-- DATA LINES start --
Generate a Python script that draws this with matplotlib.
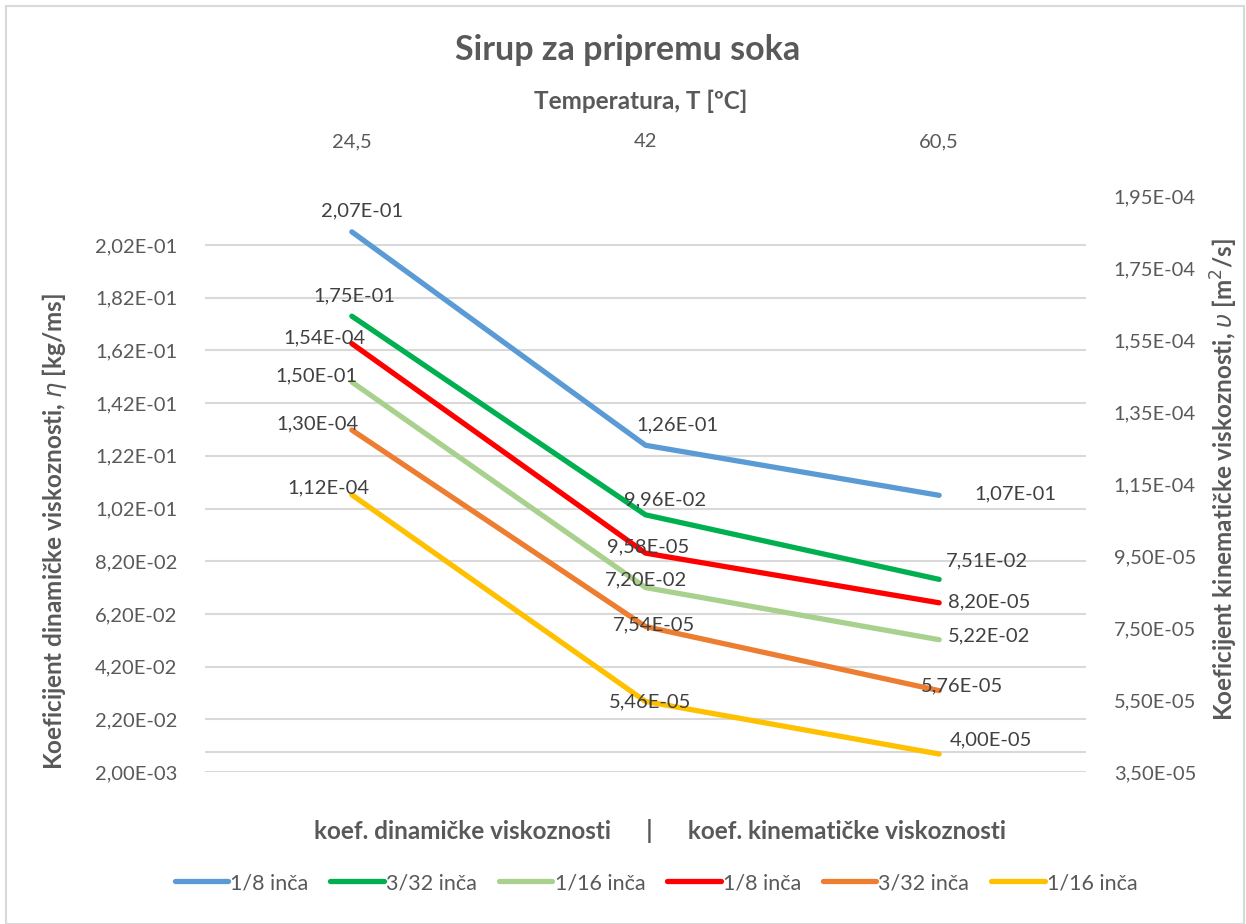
import numpy as np
import matplotlib.pyplot as plt
from matplotlib.lines import Line2D
from matplotlib.patches import Rectangle

plt.rcParams['font.family'] = ['Lato', 'DejaVu Sans']
plt.rcParams['mathtext.fontset'] = 'dejavusans'

# temperatures (category axis)
temps = ['24,5', '42', '60,5']

# dynamic viscosity, kg/ms (left axis)
dyn_18 = [2.07e-01, 1.26e-01, 1.07e-01]
dyn_332 = [1.75e-01, 9.96e-02, 7.51e-02]
dyn_116 = [1.50e-01, 7.20e-02, 5.22e-02]

# kinematic viscosity, m2/s (right axis)
kin_18 = [1.54e-04, 9.58e-05, 8.20e-05]
kin_332 = [1.30e-04, 7.54e-05, 5.76e-05]
kin_116 = [1.12e-04, 5.46e-05, 4.00e-05]

series_names = ['1/8 inča', '3/32 inča', '1/16 inča']

left_ticks = np.arange(0.002, 0.2021, 0.02)
right_ticks = np.arange(3.5e-05, 1.951e-04, 2e-05)

txt = '#595959'
grid = '#D9D9D9'

def fmt(v):
    return ('%.2E' % v).replace('.', ',')

fig = plt.figure(figsize=(12.46, 9.24), dpi=100)
ax = fig.add_axes([205 / 1246, 1 - 772 / 924, 881 / 1246, 576 / 924])
ax2 = ax.twinx()

x = np.arange(len(temps))

ax.set_xlim(-0.5, 2.5)
ax.set_ylim(0.002, 0.2206)
ax2.set_ylim(3.5e-05, 1.95e-04)

for a in (ax, ax2):
    for s in a.spines.values():
        s.set_visible(False)

ax.set_yticks(left_ticks)
ax.set_yticklabels([fmt(v) for v in left_ticks])
ax2.set_yticks(right_ticks)
ax2.set_yticklabels([fmt(v) for v in right_ticks])
ax.tick_params(axis='y', length=0, pad=20, labelsize=14.5, labelcolor=txt)
ax2.tick_params(axis='y', length=0, pad=20, labelsize=14.5, labelcolor=txt)

for v in left_ticks:
    ax.axhline(v, color=grid, lw=1.5, zorder=0)
# horizontal axis line
ax.axhline(0.0096, color=grid, lw=1.5, zorder=0)

ax.set_xticks(x)
ax.set_xticklabels(temps)
ax.tick_params(axis='x', length=0, pad=33, labelsize=14.5, labelcolor=txt,
               bottom=False, labelbottom=False, top=False, labeltop=True)
ax2.tick_params(axis='x', bottom=False, labelbottom=False, top=False, labeltop=False)

lw = 3.8
dyn_series = [(dyn_18, '#5B9BD5'), (dyn_332, '#00B050'), (dyn_116, '#A9D18E')]
kin_series = [(kin_18, '#FF0000'), (kin_332, '#ED7D31'), (kin_116, '#FFC000')]

for vals, c in dyn_series:
    ax.plot(x, vals, color=c, lw=lw, solid_capstyle='round',
            solid_joinstyle='round', zorder=3)
for vals, c in kin_series:
    ax2.plot(x, vals, color=c, lw=lw, solid_capstyle='round',
             solid_joinstyle='round', zorder=3)

# data label offsets in pixels
dyn_off = [[(10, 21), (32, 20), (76, 1)],
           [(3, 20), (20, 15), (48, 19)],
           [(-35, 6), (0, 8), (50, 4)]]
kin_off = [[(-27, 6), (3, 6), (50, 1)],
           [(-34, 6), (8, 2), (23, 5)],
           [(-23, 7), (5, 0), (52, 14)]]

for (vals, c), offs in zip(dyn_series, dyn_off):
    for i, v in enumerate(vals):
        ax.annotate(fmt(v), (x[i], v), xytext=offs[i], textcoords='offset pixels',
                    ha='center', va='center', fontsize=14.5, color='#404040', zorder=5)
for (vals, c), offs in zip(kin_series, kin_off):
    for i, v in enumerate(vals):
        ax2.annotate(fmt(v), (x[i], v), xytext=offs[i], textcoords='offset pixels',
                     ha='center', va='center', fontsize=14.5, color='#404040', zorder=5)

fig.text(628 / 1246, 1 - 50 / 924, 'Sirup za pripremu soka', ha='center', va='center',
         fontsize=24.5, fontweight='bold', color=txt)
fig.text(641 / 1246, 1 - 101 / 924, 'Temperatura, T [ºC]', ha='center', va='center',
         fontsize=17.5, fontweight='bold', color=txt)
fig.text(660 / 1246, 1 - 831 / 924,
         'koef. dinamičke viskoznosti      |      koef. kinematičke viskoznosti',
         ha='center', va='center', fontsize=17.5, fontweight='bold', color=txt)
fig.text(55 / 1246, 1 - 532 / 924, r'Koeficijent dinamičke viskoznosti, $\eta$ [kg/ms]',
         rotation=90, ha='center', va='center', fontsize=17.5, fontweight='bold', color=txt)
fig.text(1224 / 1246, 1 - 480 / 924,
         r'Koeficijent kinematičke viskoznosti, $\upsilon$ [m$^2$/s]',
         rotation=90, ha='center', va='center', fontsize=17.5, fontweight='bold', color=txt)

handles = [Line2D([], [], color=c, lw=lw, solid_capstyle='round')
           for _, c in dyn_series + kin_series]
fig.legend(handles, series_names * 2, loc='center', bbox_to_anchor=(656 / 1246, 1 - 883 / 924),
           ncol=6, frameon=False, fontsize=15.5, labelcolor=txt, handlelength=2.5,
           handletextpad=0.1, columnspacing=1.0)

fig.add_artist(Rectangle((6 / 1246, 0), 1238 / 1246, 1 - 6 / 924, transform=fig.transFigure,
                         fill=False, edgecolor=grid, lw=1.5))

fig.savefig('out.png', dpi=100)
-- DATA LINES end --
Transcribe the full listing character for character. Pictures are excluded.

Generate a Python script that draws this with matplotlib.
import numpy as np
import matplotlib.pyplot as plt
from matplotlib.lines import Line2D
from matplotlib.patches import Rectangle

plt.rcParams['font.family'] = ['Lato', 'DejaVu Sans']
plt.rcParams['mathtext.fontset'] = 'dejavusans'

# temperatures (category axis)
temps = ['24,5', '42', '60,5']

# dynamic viscosity, kg/ms (left axis)
dyn_18 = [2.07e-01, 1.26e-01, 1.07e-01]
dyn_332 = [1.75e-01, 9.96e-02, 7.51e-02]
dyn_116 = [1.50e-01, 7.20e-02, 5.22e-02]

# kinematic viscosity, m2/s (right axis)
kin_18 = [1.54e-04, 9.58e-05, 8.20e-05]
kin_332 = [1.30e-04, 7.54e-05, 5.76e-05]
kin_116 = [1.12e-04, 5.46e-05, 4.00e-05]

series_names = ['1/8 inča', '3/32 inča', '1/16 inča']

left_ticks = np.arange(0.002, 0.2021, 0.02)
right_ticks = np.arange(3.5e-05, 1.951e-04, 2e-05)

txt = '#595959'
grid = '#D9D9D9'

def fmt(v):
    return ('%.2E' % v).replace('.', ',')

fig = plt.figure(figsize=(12.46, 9.24), dpi=100)
ax = fig.add_axes([205 / 1246, 1 - 772 / 924, 881 / 1246, 576 / 924])
ax2 = ax.twinx()

x = np.arange(len(temps))

ax.set_xlim(-0.5, 2.5)
ax.set_ylim(0.002, 0.2206)
ax2.set_ylim(3.5e-05, 1.95e-04)

for a in (ax, ax2):
    for s in a.spines.values():
        s.set_visible(False)

ax.set_yticks(left_ticks)
ax.set_yticklabels([fmt(v) for v in left_ticks])
ax2.set_yticks(right_ticks)
ax2.set_yticklabels([fmt(v) for v in right_ticks])
ax.tick_params(axis='y', length=0, pad=20, labelsize=14.5, labelcolor=txt)
ax2.tick_params(axis='y', length=0, pad=20, labelsize=14.5, labelcolor=txt)

for v in left_ticks:
    ax.axhline(v, color=grid, lw=1.5, zorder=0)
# horizontal axis line
ax.axhline(0.0096, color=grid, lw=1.5, zorder=0)

ax.set_xticks(x)
ax.set_xticklabels(temps)
ax.tick_params(axis='x', length=0, pad=33, labelsize=14.5, labelcolor=txt,
               bottom=False, labelbottom=False, top=False, labeltop=True)
ax2.tick_params(axis='x', bottom=False, labelbottom=False, top=False, labeltop=False)

lw = 3.8
dyn_series = [(dyn_18, '#5B9BD5'), (dyn_332, '#00B050'), (dyn_116, '#A9D18E')]
kin_series = [(kin_18, '#FF0000'), (kin_332, '#ED7D31'), (kin_116, '#FFC000')]

for vals, c in dyn_series:
    ax.plot(x, vals, color=c, lw=lw, solid_capstyle='round',
            solid_joinstyle='round', zorder=3)
for vals, c in kin_series:
    ax2.plot(x, vals, color=c, lw=lw, solid_capstyle='round',
             solid_joinstyle='round', zorder=3)

# data label offsets in pixels
dyn_off = [[(10, 21), (32, 20), (76, 1)],
           [(3, 20), (20, 15), (48, 19)],
           [(-35, 6), (0, 8), (50, 4)]]
kin_off = [[(-27, 6), (3, 6), (50, 1)],
           [(-34, 6), (8, 2), (23, 5)],
           [(-23, 7), (5, 0), (52, 14)]]

for (vals, c), offs in zip(dyn_series, dyn_off):
    for i, v in enumerate(vals):
        ax.annotate(fmt(v), (x[i], v), xytext=offs[i], textcoords='offset pixels',
                    ha='center', va='center', fontsize=14.5, color='#404040', zorder=5)
for (vals, c), offs in zip(kin_series, kin_off):
    for i, v in enumerate(vals):
        ax2.annotate(fmt(v), (x[i], v), xytext=offs[i], textcoords='offset pixels',
                     ha='center', va='center', fontsize=14.5, color='#404040', zorder=5)

fig.text(628 / 1246, 1 - 50 / 924, 'Sirup za pripremu soka', ha='center', va='center',
         fontsize=24.5, fontweight='bold', color=txt)
fig.text(641 / 1246, 1 - 101 / 924, 'Temperatura, T [ºC]', ha='center', va='center',
         fontsize=17.5, fontweight='bold', color=txt)
fig.text(660 / 1246, 1 - 831 / 924,
         'koef. dinamičke viskoznosti      |      koef. kinematičke viskoznosti',
         ha='center', va='center', fontsize=17.5, fontweight='bold', color=txt)
fig.text(55 / 1246, 1 - 532 / 924, r'Koeficijent dinamičke viskoznosti, $\eta$ [kg/ms]',
         rotation=90, ha='center', va='center', fontsize=17.5, fontweight='bold', color=txt)
fig.text(1224 / 1246, 1 - 480 / 924,
         r'Koeficijent kinematičke viskoznosti, $\upsilon$ [m$^2$/s]',
         rotation=90, ha='center', va='center', fontsize=17.5, fontweight='bold', color=txt)

handles = [Line2D([], [], color=c, lw=lw, solid_capstyle='round')
           for _, c in dyn_series + kin_series]
fig.legend(handles, series_names * 2, loc='center', bbox_to_anchor=(656 / 1246, 1 - 883 / 924),
           ncol=6, frameon=False, fontsize=15.5, labelcolor=txt, handlelength=2.5,
           handletextpad=0.1, columnspacing=1.0)

fig.add_artist(Rectangle((6 / 1246, 0), 1238 / 1246, 1 - 6 / 924, transform=fig.transFigure,
                         fill=False, edgecolor=grid, lw=1.5))

fig.savefig('out.png', dpi=100)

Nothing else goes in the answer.